Нурееву, строптивому до чертиков и не приемлющему иерархии в принципе, такая организация была чужда. Равно как и нелепые внутренние конкурсы7. Руководство Оперы уже не раз подумывало о том, чтобы упразднить конкурс, но артисты балета выражали желание оставить все как есть, считая конкурс проявлением демократии.
Нуреев хотел сохранить только три степени: кордебалет, солисты, звезды. Вся эта иерархия промежуточных «корифеев» с конкурсом в придачу казалась ему нагромождением, мешающим руководить труппой.
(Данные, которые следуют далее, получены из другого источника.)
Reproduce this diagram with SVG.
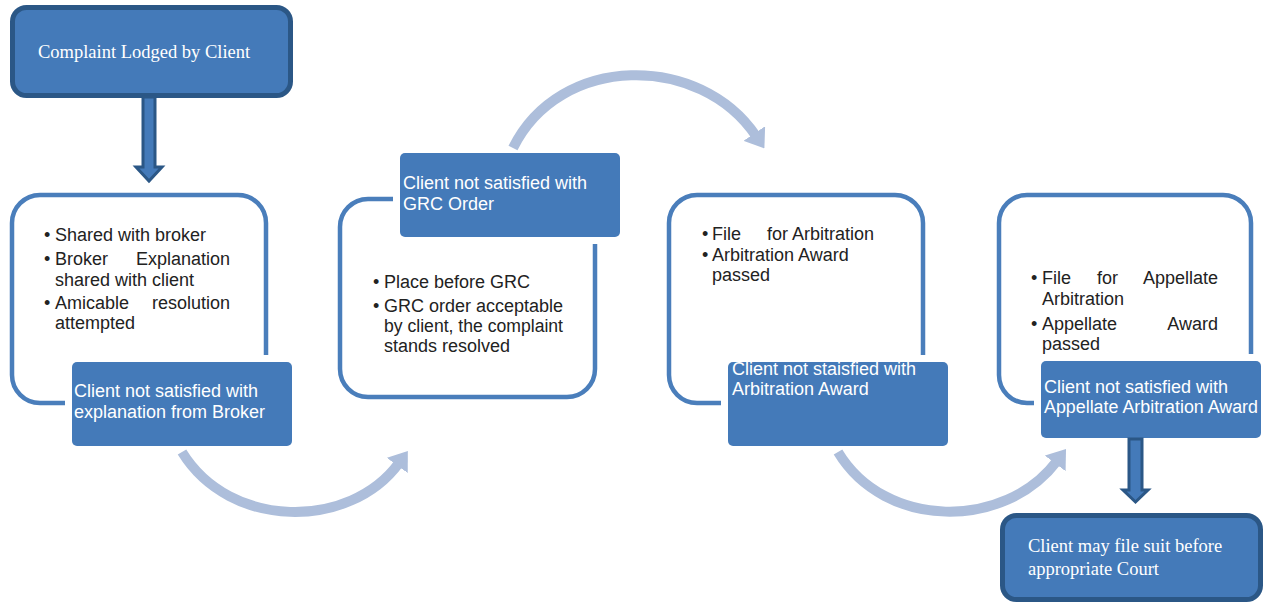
<svg xmlns="http://www.w3.org/2000/svg" width="1265" height="603" viewBox="0 0 1265 603">
<style>
.bg{fill:#ffffff}
.term{fill:#447ab9;stroke:#2b5786;stroke-width:5}
.frame{fill:none;stroke:#4a7ebb;stroke-width:4.5}
.lab{fill:#447ab9;stroke:#ffffff;stroke-width:14;paint-order:stroke}
.blk{fill:#447ab9;stroke:#2b5786;stroke-width:3;stroke-linejoin:miter}
.arc{fill:none;stroke:#adbedb;stroke-width:10}
.ser{font-family:"Liberation Serif","Times New Roman",serif;font-size:18.5px;fill:#ffffff}
.l{font-family:"Liberation Sans",Arial,sans-serif;font-size:18px;fill:#ffffff}
.b{font-family:"Liberation Sans",Arial,sans-serif;font-size:18px;fill:#222222}
</style>
<defs>
<marker id="ah" markerUnits="userSpaceOnUse" viewBox="0 0 18 26" refX="3" refY="13" markerWidth="18" markerHeight="26" orient="auto">
<path d="M0,0 L18,13 L0,26 Z" fill="#adbedb"/>
</marker>
</defs>
<rect class="bg" x="0" y="0" width="1265" height="603"/>

<g id="start">
<rect class="term" x="12.5" y="7.5" width="278" height="88" rx="14"/>
<text class="ser" x="38" y="58">Complaint Lodged by Client</text>
</g>

<g id="step1">
<rect class="frame" x="12" y="195" width="254" height="208" rx="28"/>
<text class="b" x="44" y="241">•</text><text class="b" x="55" y="241">Shared with broker</text>
<text class="b" x="44" y="265">•</text><text class="b" x="55" y="265">Broker</text><text class="b" x="230" y="265" text-anchor="end">Explanation</text>
<text class="b" x="55" y="286">shared with client</text>
<text class="b" x="44" y="309">•</text><text class="b" x="55" y="309">Amicable</text><text class="b" x="230" y="309" text-anchor="end">resolution</text>
<text class="b" x="55" y="329">attempted</text>
</g>
<g id="label1">
<rect class="lab" x="72" y="362" width="220" height="84" rx="5"/>
<text class="l" x="74" y="397">Client not satisfied with</text>
<text class="l" x="74" y="418">explanation from Broker</text>
</g>

<g id="step2">
<rect class="frame" x="340" y="199" width="255" height="198" rx="28"/>
<text class="b" x="373" y="288">•</text><text class="b" x="384" y="288">Place before GRC</text>
<text class="b" x="373" y="312">•</text><text class="b" x="384" y="312" textLength="179" lengthAdjust="spacing">GRC order acceptable</text>
<text class="b" x="384" y="332" textLength="179" lengthAdjust="spacingAndGlyphs">by client, the complaint</text>
<text class="b" x="384" y="352">stands resolved</text>
</g>
<g id="label2">
<rect class="lab" x="400" y="153" width="220" height="84" rx="5"/>
<text class="l" x="403" y="189">Client not satisfied with</text>
<text class="l" x="403" y="210">GRC Order</text>
</g>

<g id="step3">
<rect class="frame" x="669" y="195" width="254" height="208" rx="28"/>
<text class="b" x="702" y="240">•</text><text class="b" x="712" y="240">File</text><text class="b" x="767" y="240">for Arbitration</text>
<text class="b" x="702" y="261">•</text><text class="b" x="712" y="261">Arbitration Award</text>
<text class="b" x="712" y="281">passed</text>
</g>
<g id="label3">
<rect class="lab" x="728" y="362" width="220" height="84" rx="5"/>
<text class="l" x="732" y="375">Client not staisfied with</text>
<text class="l" x="732" y="395">Arbitration Award</text>
</g>

<g id="step4">
<rect class="frame" x="999" y="195" width="252" height="208" rx="28"/>
<text class="b" x="1031" y="284">•</text><text class="b" x="1042" y="284">File</text><text class="b" x="1097" y="284">for</text><text class="b" x="1218" y="284" text-anchor="end">Appellate</text>
<text class="b" x="1042" y="305">Arbitration</text>
<text class="b" x="1031" y="330">•</text><text class="b" x="1042" y="330">Appellate</text><text class="b" x="1218" y="330" text-anchor="end">Award</text>
<text class="b" x="1042" y="350">passed</text>
</g>
<g id="label4">
<rect class="lab" x="1041" y="361" width="220" height="77" rx="5"/>
<text class="l" x="1044" y="393">Client not satisfied with</text>
<text class="l" x="1044" y="413" textLength="214" lengthAdjust="spacingAndGlyphs">Appellate Arbitration Award</text>
</g>

<g id="end">
<rect class="term" x="1002.5" y="515.5" width="258" height="84" rx="14"/>
<text class="ser" x="1028" y="552">Client may file suit before</text>
<text class="ser" x="1028" y="575">appropriate Court</text>
</g>

<g id="connectors">
<polygon class="blk" points="143,97 155,97 155,167 162,167 149,181 136,167 143,167"/>
<polygon class="blk" points="1129,439 1142,439 1142,490 1148,490 1135.5,502 1123,490 1129,490"/>
<path class="arc" d="M182,452 C230,530 350,530 399,463" marker-end="url(#ah)"/>
<path class="arc" d="M513,148 C560,53 700,53 756,136" marker-end="url(#ah)"/>
<path class="arc" d="M838,452 C885,530 1005,530 1057,461" marker-end="url(#ah)"/>
</g>
</svg>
Однако, посоветовавшись с опытными людьми, Рудольф все же пришел к выводу, что разворошить эту вековую структуру будет не так-то просто. Кроме того, уравняв всех артистов, он неизбежно оказался бы перед большой проблемой распределения зарплат. Поэтому от наиболее революционных идей реформирования он отказался еще до вступления в должность. Но как поступить с этой иерархией – занозой, торчащей в теле балетной труппы, – Нуреев знал: будет еще один конкурс, гораздо менее формальный, состоящий в том, что он сам, как директор и хореограф, будет распределять танцовщиков на ведущие роли в спектаклях – так, как сочтет нужным, невзирая на степени, но исходя из реальных возможностей претендентов.
Из бюджетных соображений Нуреев отказался от обязательного присвоения классов танца, а из дипломатических – приостановил функционирование Группы хореографических исследований при Парижской опере, возглавляемой Жаком Гарнье8. Эта Группа занималась современными постановками, а Нуреев считал, что вся труппа целиком должна повернуться лицом к современному танцу. Что касается Школы танца, в которой ему хотелось открыть классы разных классических направлений, то он сразу же оказался во властном соперничестве с Клод Бесси, которая на всё упорно говорила «нет» Между ними всегда оставались натянутые отношения, однако широкая публика об этом вряд ли подозревала. Ни один из них не озвучивал в прессе эту «холодную войну».
Нуреев потребовал оборудовать новые рабочие студии и добился того, чего не могли добиться его предшественники: переделал в репетиционные классы огромный зал, расположенный под куполом Опера Гарнье. «Таким образом можно было избежать разбредания труппы, и я мог наблюдать за всем, что происходит, не прибегая к помощи вертолета или роликовых коньков», – с юмором рассказывал об этом сам Нуреев9.
Он также добился приглашения педагогов из других театров, чтобы танцовщики не ограничивались лишь французским стилем (чего не удалось сделать для Школы танца). Первыми приглашенными были датчанин Тони Ланд ер, а также французы Виолетта Верди и Жан-Пьер Боннфу, все трое наследники очень ценимых Нуреевым Бурнонвиля и Баланчина.
Его первые назначения также весьма красноречивы: он наметил тройку балетмейстеров и репетиторов, близких ему по духу. Тройка была интернациональной: русский Евгений Поляков10, англичанка Патрисия Руан, а также француженка Клер Мотт, открывшая Рудольфу Париж во время его первых эскапад под носом у КГБ в мае 1961 года. После скоропостижной смерти Клер Мотт в 1986 году ее заменил Патрис Барт, звезда Парижской оперы. Эти люди стали своеобразным буфером между Рудольфом и танцовщиками, между царем и боярами. Что и говорить, этот пост был небезопасным.
В качестве кабинета у Нуреева был маленький закуток, в котором стояло пианино (он играл на нем в моменты раздражения). Рудольф никогда не устраивал официальных производственных совещаний, не делал никаких записей (на клочках бумаги он царапал лишь план распределения ролей), но свои пожелания он диктовал в любое время. Нуреев был и ночной, и дневной птицей, он почти не спал, он постоянно бывал в разъездах, и его команда должна была поспевать за ним.